2014, 436p.
It’s just as well that one of the rules I set for myself when reading is to give a book at least 100 pages before I give up on it. I didn’t know anything about this book and for the first fifty or so pages I was just confused.
There are multiple narrators here, speaking through different genres. Gabor Tsenyi, a Hungarian photographer, writes long letters home to his parents that do not quite conceal his incessant asking for money. Lionel Maine is an American novelist of the big, baggy, gossipy type who has written a memoir of his time in Paris pre-WWII called ‘Make Yourself New’. Suzanne Dunois Tsenyi, who becomes Gabor’s wife, writes an unpublished memoir of the events, with the instruction that the memoir be burnt at her death. Wealthy art patron Baroness Lily de Rossignol, who has married into an auto company, writes her own jauntily named memoir ‘A Baroness By Night’. The sections titled ‘Yvonne’ are written in the third person by an unnamed omniscient narrator. The heft of the book appears in the fictional biography of athlete and motor racer ‘The Devil Drives: The Life of Lou Villars’ by Natalie Dunois.
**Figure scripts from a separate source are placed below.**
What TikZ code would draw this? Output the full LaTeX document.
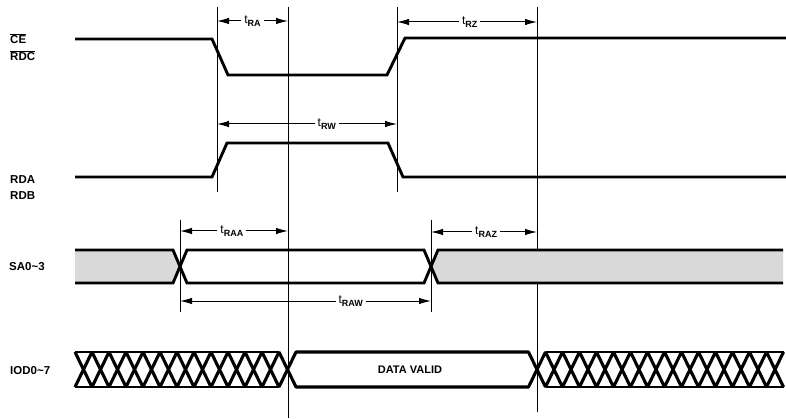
\documentclass[tikz,border=0pt]{standalone}
\usepackage{fontspec}
\setmainfont{Liberation Sans}
\usetikzlibrary{arrows.meta}
\begin{document}
\begin{tikzpicture}[x=1pt,y=-1pt,
  sig/.style={line width=2.9pt, line join=miter},
  hatch/.style={line width=3.1pt, line join=bevel},
  vline/.style={line width=1pt},
  dim/.style={line width=1pt, {Latex[length=12pt,width=6.5pt]}-{Latex[length=12pt,width=6.5pt]}},
  tlab/.style={fill=white, inner sep=3pt, font=\fontsize{12}{12}\selectfont},
  siglab/.style={anchor=west, font=\bfseries\fontsize{11.5}{12}\selectfont, inner sep=0pt},
  shade/.style={fill=gray!30},
  valid/.style={font=\bfseries\fontsize{11}{12}\selectfont, inner sep=0pt}
]
\useasboundingbox (0,0) rectangle (786,419);
\newcommand{\tsub}[1]{t\raisebox{-2.5pt}{\fontsize{9}{9}\selectfont\bfseries #1}}

% signal labels
\node[siglab] (lce)  at (10,39) {$\overline{\mbox{CE}}$};
\node[siglab] (lrdc) at (10,56) {$\overline{\mbox{RDC}}$};
\node[siglab] (lrda) at (10,180) {RDA};
\node[siglab] (lrdb) at (10,196) {RDB};
\node[siglab] (lsa)  at (9,267) {SA0\char`\~3};
\node[siglab] (liod) at (10,371) {IOD0\char`\~7};

% vertical reference lines
\coordinate (v1t) at (217,7);  \coordinate (v1b) at (217,192);
\coordinate (v2t) at (288,7);  \coordinate (v2b) at (288,418);
\coordinate (v3t) at (397,7);  \coordinate (v3b) at (397,192);
\coordinate (v4t) at (537,7);  \coordinate (v4b) at (537,412);
\coordinate (v5t) at (180,220); \coordinate (v5b) at (180,312);
\coordinate (v6t) at (431,220); \coordinate (v6b) at (431,312);
\foreach \v in {1,...,6} \draw[vline] (v\v t) -- (v\v b);

% dimension arrows
\coordinate (ra1) at (217,21);  \coordinate (ra2) at (288,21);
\coordinate (rz1) at (397,22);  \coordinate (rz2) at (537,22);
\coordinate (rw1) at (217,124); \coordinate (rw2) at (397,124);
\coordinate (raa1) at (180,231); \coordinate (raa2) at (288,231);
\coordinate (raz1) at (431,232); \coordinate (raz2) at (537,232);
\coordinate (raw1) at (180,301); \coordinate (raw2) at (431,301);
\draw[dim] (ra1) -- (ra2) node[tlab, pos=0.5] (lra) {\tsub{RA}};
\draw[dim] (rz1) -- (rz2) node[tlab, pos=0.52] (lrz) {\tsub{RZ}};
\draw[dim] (rw1) -- (rw2) node[tlab, pos=0.61] (lrw) {\tsub{RW}};
\draw[dim] (raa1) -- (raa2) node[tlab, pos=0.48] (lraa) {\tsub{RAA}};
\draw[dim] (raz1) -- (raz2) node[tlab, pos=0.52] (lraz) {\tsub{RAZ}};
\draw[dim] (raw1) -- (raw2) node[tlab, pos=0.68] (lraw) {\tsub{RAW}};

% CE / RDC
\draw[sig] (75,39) -- (212,39) -- (228,75) -- (387,75) -- (405,38) -- (786,38);
% RDA / RDB
\draw[sig] (75,177) -- (212,177) -- (227,143) -- (388,143) -- (403,177) -- (786,177);

% SA0~3
\fill[shade] (75,250) -- (173,250) -- (180,266.5) -- (173,283) -- (75,283) -- cycle;
\fill[shade] (438,250) -- (783,250) -- (783,283) -- (438,283) -- (431,266.5) -- cycle;
\draw[sig] (75,250) -- (173,250) -- (187,283) -- (424,283) -- (438,250) -- (783,250);
\draw[sig] (75,283) -- (173,283) -- (187,250) -- (424,250) -- (438,283) -- (783,283);

% IOD0~7
\draw[sig] (75,352) -- (279,352);
\draw[sig] (75,387) -- (279,387);
\draw[sig] (545.5,352) -- (783.5,352);
\draw[sig] (545.5,387) -- (783.5,387);
\draw[hatch] (75,352) \foreach \k in {1,...,6}{ -- ++(17,35) -- ++(17,-35)}
  -- ++(17,35) -- (528.5,387) -- ++(17,-35)
  \foreach \k in {1,...,7}{ -- ++(17,35) -- ++(17,-35)};
\draw[hatch] (75,387) \foreach \k in {1,...,6}{ -- ++(17,-35) -- ++(17,35)}
  -- ++(17,-35) -- (528.5,352) -- ++(17,35)
  \foreach \k in {1,...,7}{ -- ++(17,-35) -- ++(17,35)};
\node[valid] (dv) at (410,369.5) {DATA VALID};
\end{tikzpicture}
\end{document}
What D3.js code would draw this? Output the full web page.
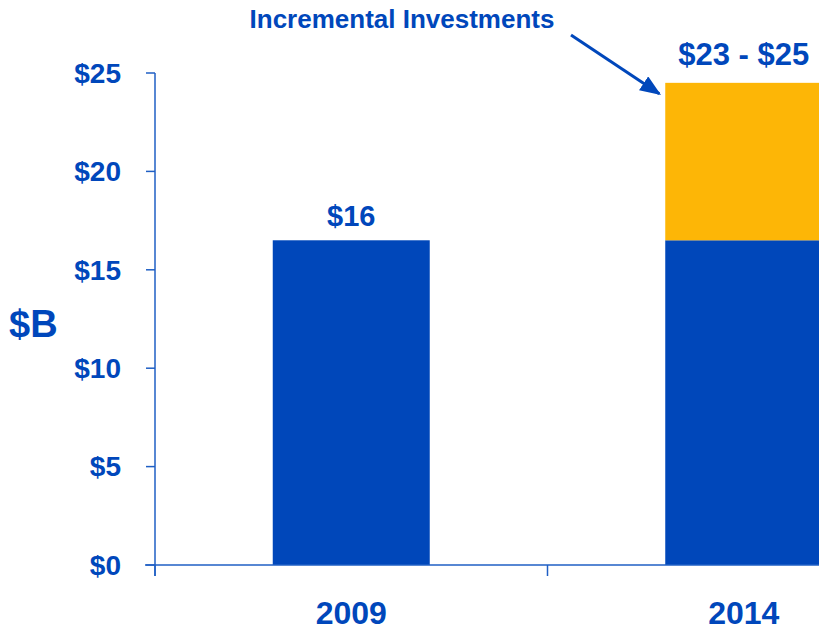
<!DOCTYPE html>
<html>
<head>
<meta charset="utf-8">
<script src="https://cdn.jsdelivr.net/npm/d3@7"></script>
<style>
  html, body { margin: 0; padding: 0; background: #fff; }
  svg { display: block; font-family: "Liberation Sans", Arial, sans-serif; font-weight: bold; }
</style>
</head>
<body>
<div id="chart"></div>
<script>
// Data
const years = ['2009', '2014'];
const baseValues = [16.5, 16.5];        // existing spend ($B)
const incrementalValues = [0, 8];       // incremental investments ($B)
const valueLabels = ['$16', '$23 - $25'];
const yTicks = [0, 5, 10, 15, 20, 25];

const width = 819;
const height = 630;
const textBlue = '#0047bb';
const barBlue = '#0047ba';
const barOrange = '#fdb606';
const axisBlue = '#1f5fc4';

const svg = d3.select('#chart')
  .append('svg')
  .attr('width', width)
  .attr('height', height);

// Scales — the plot runs past the right edge, like the original slide
const x = d3.scaleBand()
  .domain(years)
  .range([155, 940])
  .paddingInner(0.6)
  .paddingOuter(0.3);

const y = d3.scaleLinear()
  .domain([0, 25])
  .range([565, 73]);

const gap = (x.step() - x.bandwidth()) / 2;

// Bars: base (blue) + incremental (orange) stacked
const stackData = years.map((yr, i) => ({ year: yr, base: baseValues[i], inc: incrementalValues[i] }));

svg.selectAll('rect.base')
  .data(stackData)
  .join('rect')
  .attr('class', 'base')
  .attr('x', d => x(d.year))
  .attr('width', x.bandwidth())
  .attr('y', d => y(d.base))
  .attr('height', d => y(0) - y(d.base))
  .attr('fill', barBlue);

svg.selectAll('rect.inc')
  .data(stackData.filter(d => d.inc > 0))
  .join('rect')
  .attr('class', 'inc')
  .attr('x', d => x(d.year))
  .attr('width', x.bandwidth())
  .attr('y', d => y(d.base + d.inc))
  .attr('height', d => y(d.base) - y(d.base + d.inc))
  .attr('fill', barOrange);

// Y axis
const yAxis = svg.append('g').attr('class', 'y-axis');
yAxis.append('line')
  .attr('x1', 155).attr('x2', 155)
  .attr('y1', y(25)).attr('y2', y(0) + 11)
  .attr('stroke', axisBlue).attr('stroke-width', 1.5);

yAxis.selectAll('line.tick')
  .data(yTicks)
  .join('line')
  .attr('class', 'tick')
  .attr('x1', 146).attr('x2', 155)
  .attr('y1', d => y(d)).attr('y2', d => y(d))
  .attr('stroke', axisBlue).attr('stroke-width', 1.5);

yAxis.selectAll('text')
  .data(yTicks)
  .join('text')
  .attr('x', 121)
  .attr('y', d => y(d))
  .attr('dy', '0.35em')
  .attr('text-anchor', 'end')
  .attr('font-size', '28px')
  .attr('fill', textBlue)
  .text(d => '$' + d);

// X axis
const xAxis = svg.append('g').attr('class', 'x-axis');
xAxis.append('line')
  .attr('x1', 145).attr('x2', 940)
  .attr('y1', y(0)).attr('y2', y(0))
  .attr('stroke', axisBlue).attr('stroke-width', 1.5);

const boundaries = years.map(d => x(d) - gap).concat([x(years[years.length - 1]) + x.bandwidth() + gap]);
xAxis.selectAll('line.tick')
  .data(boundaries)
  .join('line')
  .attr('class', 'tick')
  .attr('x1', d => d).attr('x2', d => d)
  .attr('y1', y(0)).attr('y2', y(0) + 11)
  .attr('stroke', axisBlue).attr('stroke-width', 1.5);

xAxis.selectAll('text')
  .data(years)
  .join('text')
  .attr('x', d => x(d) + x.bandwidth() / 2)
  .attr('y', 624)
  .attr('text-anchor', 'middle')
  .attr('font-size', '32px')
  .attr('fill', textBlue)
  .text(d => d);

// Axis title
svg.append('text')
  .attr('x', 9)
  .attr('y', 337)
  .attr('font-size', '38px')
  .attr('fill', textBlue)
  .text('$B');

// Value labels over the bars
svg.selectAll('text.value')
  .data(stackData)
  .join('text')
  .attr('class', 'value')
  .attr('x', d => x(d.year) + x.bandwidth() / 2)
  .attr('y', (d, i) => y(d.base + d.inc) - (i === 0 ? 14 : 18))
  .attr('text-anchor', 'middle')
  .attr('font-size', (d, i) => i === 0 ? '29px' : '31px')
  .attr('fill', textBlue)
  .text((d, i) => valueLabels[i]);

// Annotation with arrow pointing to the incremental segment
svg.append('defs').append('marker')
  .attr('id', 'arrow')
  .attr('viewBox', '0 0 10 8')
  .attr('refX', 9).attr('refY', 4)
  .attr('markerWidth', 7).attr('markerHeight', 5.6)
  .attr('markerUnits', 'strokeWidth')
  .attr('orient', 'auto')
  .append('path')
  .attr('d', 'M0,0 L10,4 L0,8 Z')
  .attr('fill', textBlue);

svg.append('text')
  .attr('x', 402)
  .attr('y', 28)
  .attr('text-anchor', 'middle')
  .attr('font-size', '26px')
  .attr('fill', textBlue)
  .text('Incremental Investments');

const target = stackData[1];
svg.append('line')
  .attr('x1', 571).attr('y1', 35)
  .attr('x2', x(target.year) - 6).attr('y2', y(target.base + target.inc) + 11)
  .attr('stroke', textBlue)
  .attr('stroke-width', 3)
  .attr('marker-end', 'url(#arrow)');
</script>
</body>
</html>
Told from these varying voices and agendas, these characters are drawn to the Chameleon club, a Parisian nightclub which attracts gays, lesbians, cross-dressers and artists. As Hitler’s politics begin to filter beyond Germany’s borders, the club increasingly falls under scrutiny, and adapts to fit the political milieu. The main interest of the book is a regular cross-dressing customer of the club, Lou Villars. A former athlete and motor racer, she is spurned by her girlfriend Arlette and becomes drawn into National Socialism, becoming a notorious Nazi informant and interrogator.
I only gradually realized that this book is based in fact, albeit with fictional names and imaged events. The photograph around which much of the action revolves was taken by Brassai entitled ‘Fat Claude and her girlfriend at Le Monocle’ (see here) and Lou Villars is a barely disguised Violette Morris, (see also here) who gave the Germans information about the Maginot Line and members of the French Resistance.
I was conscious that my approach to the book changed dramatically once I realized that it was based on fact. I resisted the temptation to start googling the characters, and instead let the fictional book take me where it wanted me to go. There is a ‘Cabaret’-style artifice to the book, which became increasingly dark as the narrative went on. By having multiple narrators, the author is not bound to ‘explaining’ her Lou Villars character, or her seduction into National Socialism, although the multiple narrators give her scope to speculate. I’m glad that I didn’t give up at 100 pages in, but I do wonder if my response to the book would have been different had I realized what the author was doing, earlier on.